Pro-democracy group Demosisto says that two of its members were detained and questioned in China by state security officers, one in March and another in August, before being released. The first detained member was contacted by officers afterwards who claimed they would visit them in Hong Kong.
Demosisto Chair Ivan Lam said that the two members – whose names and personal details were withheld for safety reasons – were not high-profile members and had never before been arrested. Neither member suffered physical violence during their encounters, and both have returned to Hong Kong.
According to Lam, a member was visiting relatives in the mainland on March 26, but was taken away from the platform of Shenzhen’s high-speed rail station by around ten officers. The officers took them to a police station and demanded they sit on a chair with arm and foot restraints. When they repeatedly refused, they were allowed to sit on a normal chair behind a dock, Lam told reporters.
The member was questioned over why and when they joined Demosisto, what their role was, and was asked to write down the names of other members and paid staff. Lam said they were then asked to confirm whether three people were Demosisto members. The member was also asked if they had joined a protest on October 1 last year.
According to Lam, officers asked the Demosisto member to verify and sign a set of meeting notes before taking their fingerprints. The member was also asked to sign a letter promising not to reveal the incident, or else the officers would “enforce the related regulation.”

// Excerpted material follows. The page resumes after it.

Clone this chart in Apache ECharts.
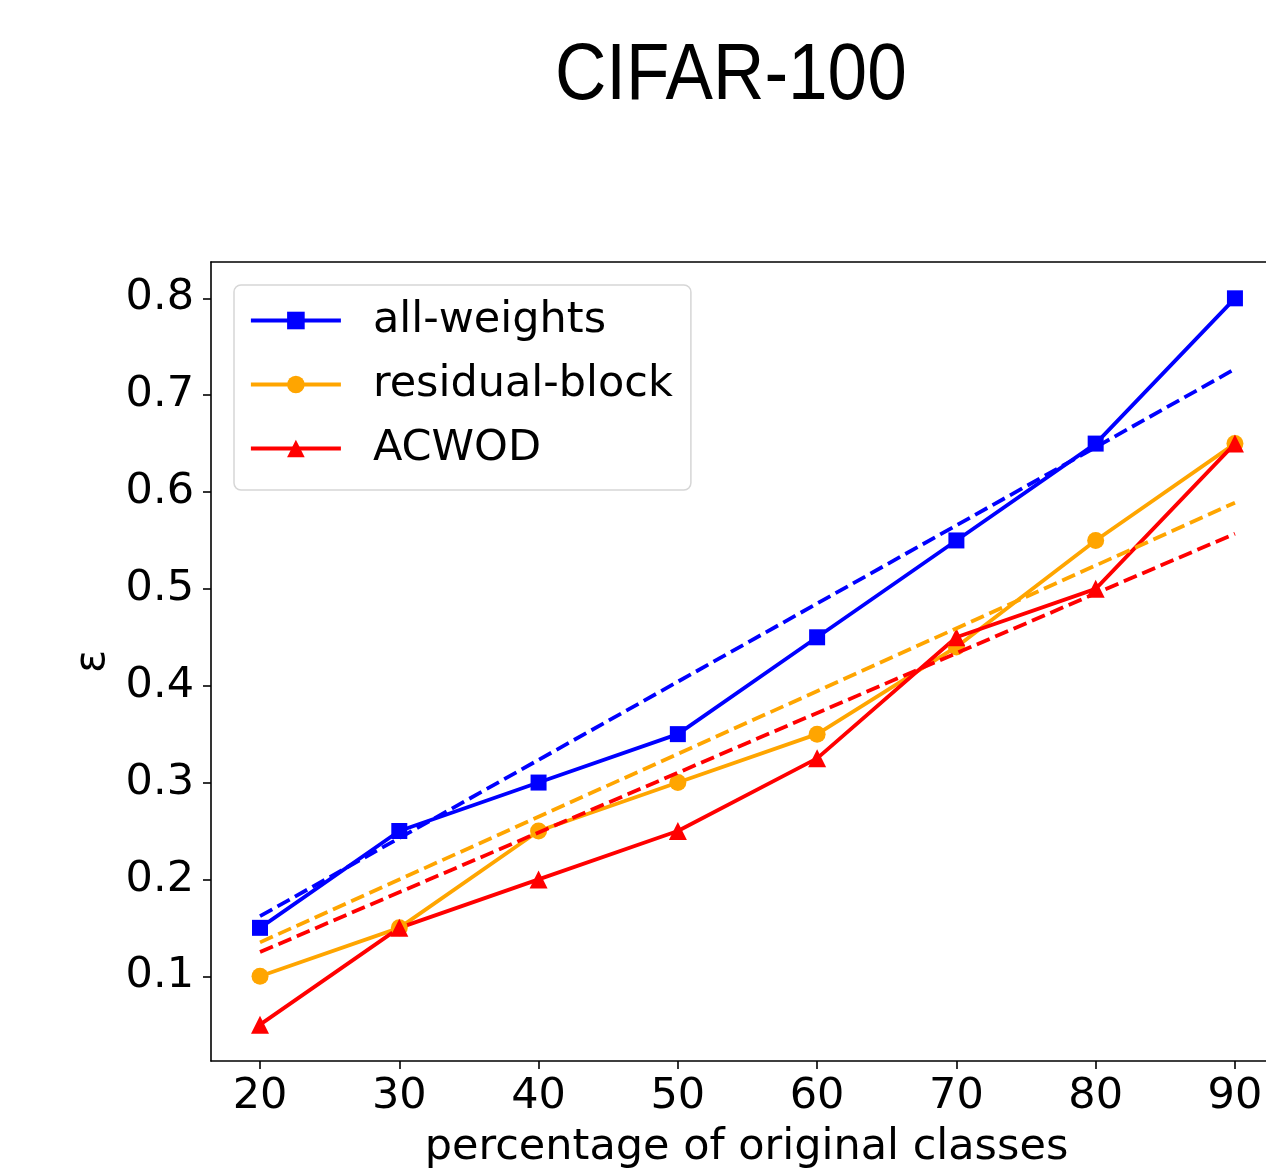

The incident lasted over three hours, Lam said. The member received calls from officers when they returned to Hong Kong, but Lam did not reveal what was said. He added that no information about the group was leaked.
Another Demosisto member was detained alongside three other people on August 17, according to Lam. Officers took them from the platform of the Guangzhou rail station to the Guangzhou Liuhua Hotel and placed them in separate rooms. The Demosisto member was told that someone had complained that they were trying to stir up trouble in the mainland.
Their phones were taken away as two legal documents relating to the national security law and counter-espionage law were presented, Lam said.
The member was attached to a machine which resembled a lie detector, and was then asked about the process by which they joined Scholarism – the now disbanded student group – and Demosisto. Lam told reporters that officers asked about the member’s role in the organisations and in the 2014 pro-democracy Occupy movement.
They were also questioned about Demosisto’s October 1 protest last year, and their protests against state visits by top official Zhang Dejiang and President Xi Jinping, whom the officers referred to as “Boss Xi.” The member was then asked to write down a list of Demosisto’s members, Lam said.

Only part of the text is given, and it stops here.